Dive Brief:
- Amazon is enabling merchants to send email marketing messages to a wider swath of customers through a Tailored Audiences tool unveiled at its Accelerate conference.
- The idea is to help sellers reach loyal, high-spending and new shoppers beyond those that choose to follow their pages. The platform will help brands track email performance metrics such as click-through rates, delivery rates, opt-out rates, sales and conversions.
- Tailored Audiences is currently in beta but Amazon said the program, which is available at no cost through its Seller Central portal, will go wide to U.S. sellers early next year. Opening channels for sellers to market directly to customers comes as Amazon contends with cooling e-commerce growth and makes a bigger push into digital advertising.
Dive Insight:
Amazon is expanding email marketing capabilities for sellers to help them foster stronger loyalty and attract new shoppers into the fold. While Tailored Audiences won’t be widely available in the U.S. until next year, the beta comes as marketers lock in their holiday strategies, which could provide fertile testing ground ahead of the rollout. The tool was one of several marketing-related announcements made at Accelerate this week.
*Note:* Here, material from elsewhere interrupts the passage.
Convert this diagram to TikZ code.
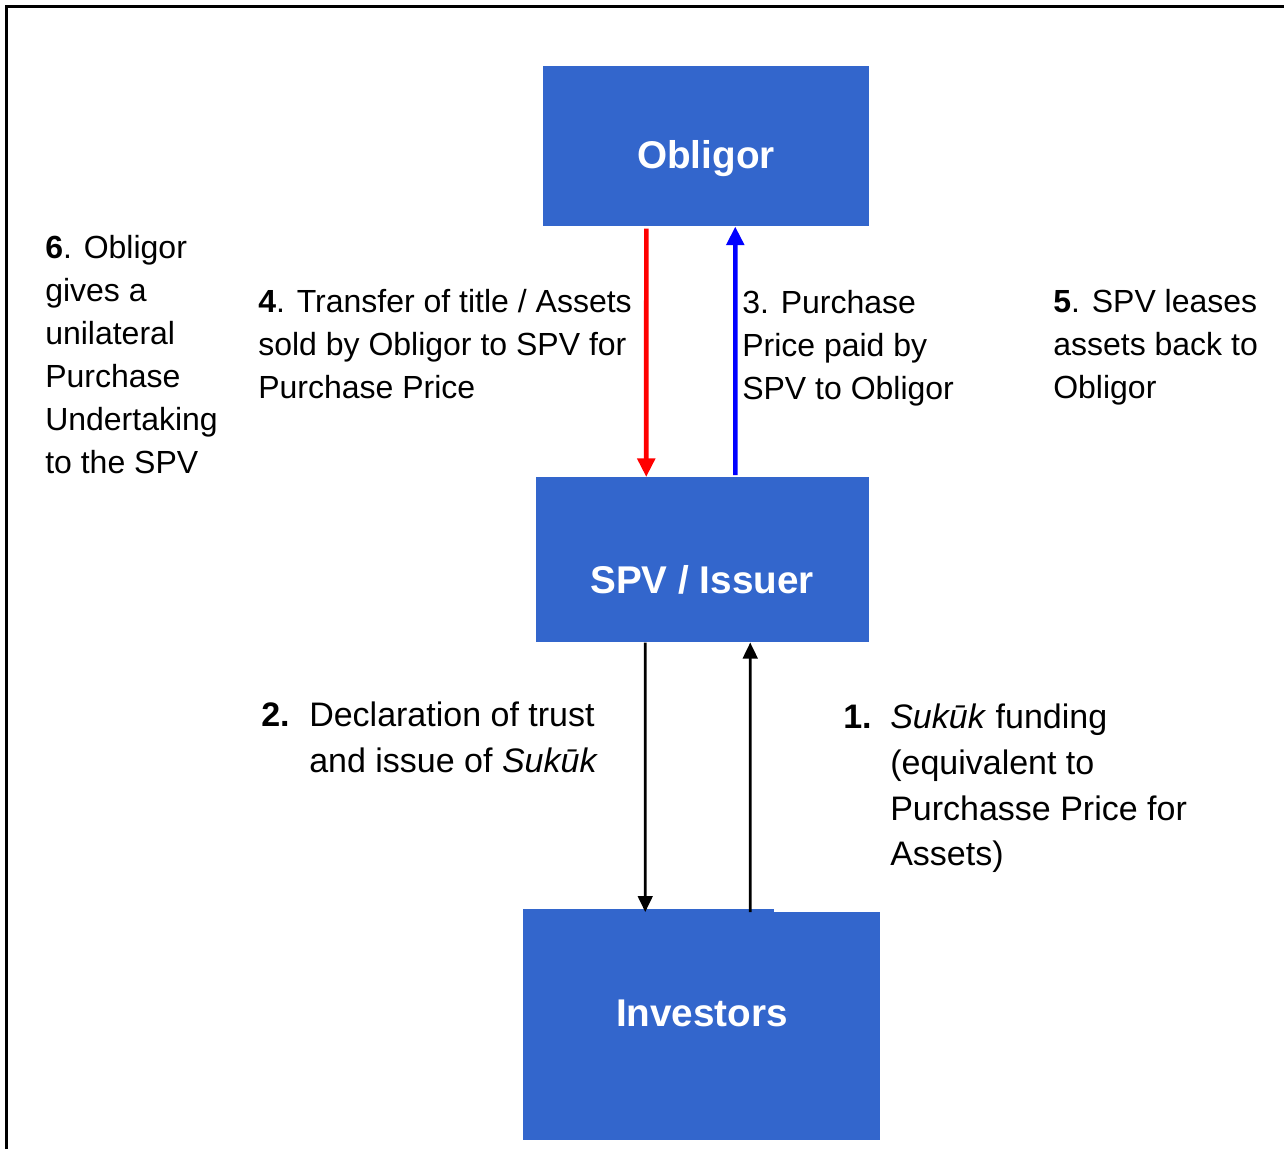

Consumers have previously been able to “follow” their preferred brands on Amazon to receive notifications about special deals and shopping events through a Brand Follow feature. Tailored Audiences lets sellers send similar email messages to a broader set of customers for the first time.
The offering is a response to a desire expressed among brands to “increase customer lifetime value,” Amazon executives said. Amazon is expected to capture nearly 40% of e-commerce sales in the U.S. this year, a double-edged sword for merchants that account for more than half of its physical product sales but need to stand out in a growing sea of goods.
The platform has long had a complicated relationship with sellers, and Tailored Audiences could be a way to win favor with the third parties that keep its e-commerce juggernaut chugging. It could also frustrate customers who don’t necessarily want emails piling up in their inbox.
Along with making the email marketing perk free, the e-commerce giant plans to roll out custom HTML content and more robust templates to help campaigns pop.
“With these capabilities, Amazon is helping to put more control into the hands of brands around how they market to their customers,” said James Gossling, director of e-commerce at Sports Research, in a statement attached to the news. “These email marketing capabilities are exactly what we’re looking for to keep our customers coming back.”
Amazon has recently introduced other ways for sellers to gussy up their presence on its site. The company pointed to a Premium A+ Content tool that allows merchants to integrate richer media modules, including video, image carousels and Q&As, into product pages. Brands using the feature have seen sales increase by up to 20%, according to Amazon.
However, the broader e-commerce business is slowing following a frenzy earlier in the pandemic. Online retail sales at Amazon dipped 4% year-on-year in the second quarter to $50.86 billion, the second straight quarter of declines. Meanwhile, ad sales have remained a strength and were up 18% over the year-ago period to $8.76 billion in Q2.